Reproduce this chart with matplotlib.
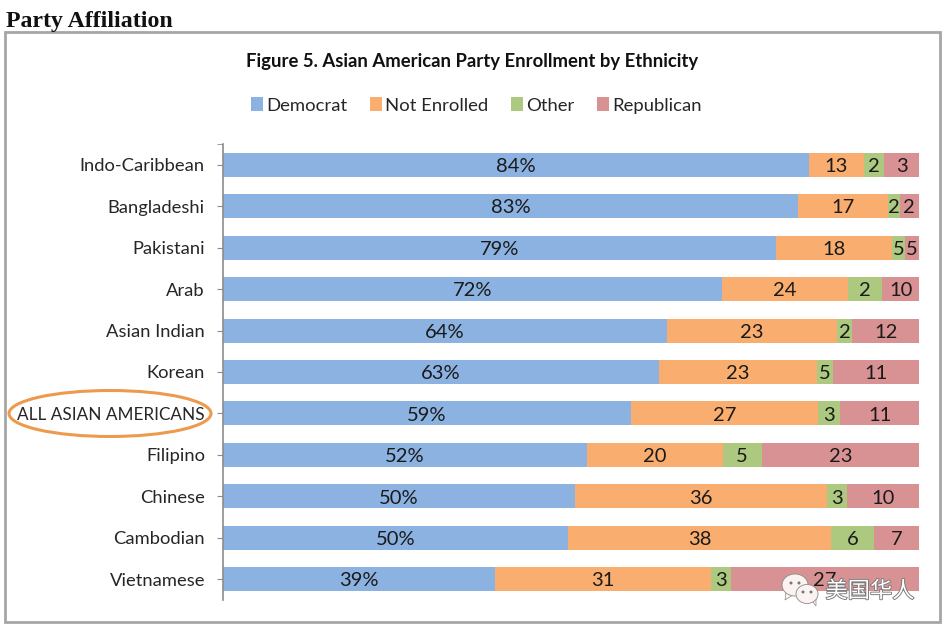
import matplotlib
matplotlib.use("Agg")
import matplotlib.pyplot as plt
import matplotlib.patheffects as pe
from matplotlib.patches import Ellipse, Rectangle, Polygon

W, H = 947, 632

groups = ["Indo-Caribbean", "Bangladeshi", "Pakistani", "Arab", "Asian Indian", "Korean",
          "ALL ASIAN AMERICANS", "Filipino", "Chinese", "Cambodian", "Vietnamese"]
series = ["Democrat", "Not Enrolled", "Other", "Republican"]
colors = ["#8cb2e2", "#f9ae6f", "#adc87f", "#d99294"]

# drawn bar lengths, the printed labels do not always agree with them
democrat = [84.2, 82.6, 79.5, 71.7, 63.8, 62.6, 58.6, 52.3, 50.6, 49.6, 39.1]
not_enrolled = [7.9, 12.9, 16.6, 18.1, 24.4, 22.7, 26.9, 19.5, 36.2, 37.8, 31.0]
other = [2.9, 1.7, 1.9, 4.9, 2.2, 2.3, 3.2, 5.6, 2.9, 6.2, 2.9]
republican = [5.0, 2.8, 2.0, 5.3, 9.6, 12.4, 11.3, 22.6, 10.3, 6.4, 27.0]

democrat_labels = ["84%", "83%", "79%", "72%", "64%", "63%", "59%", "52%", "50%", "50%", "39%"]
not_enrolled_labels = ["13", "17", "18", "24", "23", "23", "27", "20", "36", "38", "31"]
other_labels = ["2", "2", "5", "2", "2", "5", "3", "5", "3", "6", "3"]
republican_labels = ["3", "2", "5", "10", "12", "11", "11", "23", "10", "7", "27"]

plt.rcParams["font.family"] = ["Lato", "DejaVu Sans"]

fig = plt.figure(figsize=(W / 100, H / 100), dpi=100)
fig.patch.set_facecolor("white")


def fx(px):
    return px / W


def fy(py):
    return 1 - py / H


# outer frame and heading
fig.add_artist(Rectangle((fx(5), fy(622)), 935 / W, 590 / H, transform=fig.transFigure,
                         fc="white", ec="#a6a6a6", lw=2, zorder=-1))
fig.text(fx(6), fy(21), "Party Affiliation", family="Liberation Serif", weight="bold",
         fontsize=17.2, color="#111111", va="center")
fig.text(fx(472.5), fy(61.5), "Figure 5. Asian American Party Enrollment by Ethnicity",
         weight="bold", fontsize=13.3, color="#111111", ha="center", va="center")

ax = fig.add_axes([fx(223), fy(600), 696 / W, 456 / H])
ax.set_facecolor("none")
ax.set_xlim(0, 100)
ax.set_ylim(len(groups) - 0.5, -0.5)

left = [0] * len(groups)
all_labels = [democrat_labels, not_enrolled_labels, other_labels, republican_labels]
for name, vals, col, labs in zip(series, [democrat, not_enrolled, other, republican], colors, all_labels):
    bars = ax.barh(range(len(groups)), vals, left=left, height=0.58, color=col, label=name)
    for b, lab in zip(bars, labs):
        ax.text(b.get_x() + b.get_width() / 2, b.get_y() + b.get_height() / 2 + 0.04, lab,
                ha="center", va="center", fontsize=14.5, color="#1a1a1a", zorder=3)
    left = [a + b for a, b in zip(left, vals)]

ax.set_yticks(range(len(groups)))
ax.set_yticklabels(groups, fontsize=13.2, color="#262626")
# capitals run wider in this font than in the original one
ax.get_yticklabels()[groups.index("ALL ASIAN AMERICANS")].set_fontsize(12.3)
ax.set_yticks([-0.5], minor=True)
ax.tick_params(axis="y", which="both", length=4, color="#8c8c8c")
ax.tick_params(axis="y", which="major", pad=9)
ax.set_xticks([])
for s in ["top", "right", "bottom"]:
    ax.spines[s].set_visible(False)
ax.spines["left"].set_color("#8c8c8c")
ax.spines["left"].set_linewidth(1.2)

fig.legend(loc="center", bbox_to_anchor=(fx(476.5), fy(105.5)), ncol=4, frameon=False, fontsize=13.3,
           handlelength=0.65, handleheight=0.75, handletextpad=0.2, columnspacing=1.2,
           labelcolor="#262626")

# hand drawn ring around the total row
fig.add_artist(Ellipse((fx(110), fy(413.5)), 202 / W, 46 / H, transform=fig.transFigure,
                       fc="none", ec="#ee9a4d", lw=2.2, zorder=5))

# watermark, two chat bubbles and the account name
for cx, cy, w, h, tail in [(795, 585, 26, 22, [(786, 592), (785, 600), (793, 595)]),
                           (807, 594, 22, 19, [(812, 601), (816, 606), (816, 599)])]:
    fig.add_artist(Polygon([(fx(x), fy(y)) for x, y in tail], transform=fig.transFigure,
                           fc="#fbf3f1", ec="#8a8a8a", lw=0.5, zorder=6))
    fig.add_artist(Ellipse((fx(cx), fy(cy)), w / W, h / H, transform=fig.transFigure,
                           fc="#fbf3f1", ec="#8a8a8a", lw=0.6, zorder=6))
    for dx in (-4, 4):
        fig.add_artist(Ellipse((fx(cx + dx), fy(cy - 2)), 3 / W, 3 / H, transform=fig.transFigure,
                               fc="#777777", ec="none", zorder=7))
wm = fig.text(fx(870), fy(591), "美国华人", family=["Noto Sans CJK SC", "DejaVu Sans"], fontsize=16,
              color="white", ha="center", va="center", zorder=6)
wm.set_path_effects([pe.withStroke(linewidth=1.3, foreground="#777777")])

fig.savefig("out.png", dpi=100)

Directions
Pick out the lines that contain "this" and copy them.

Written solution
Reproduce this chart with matplotlib.
# capitals run wider in this font than in the original one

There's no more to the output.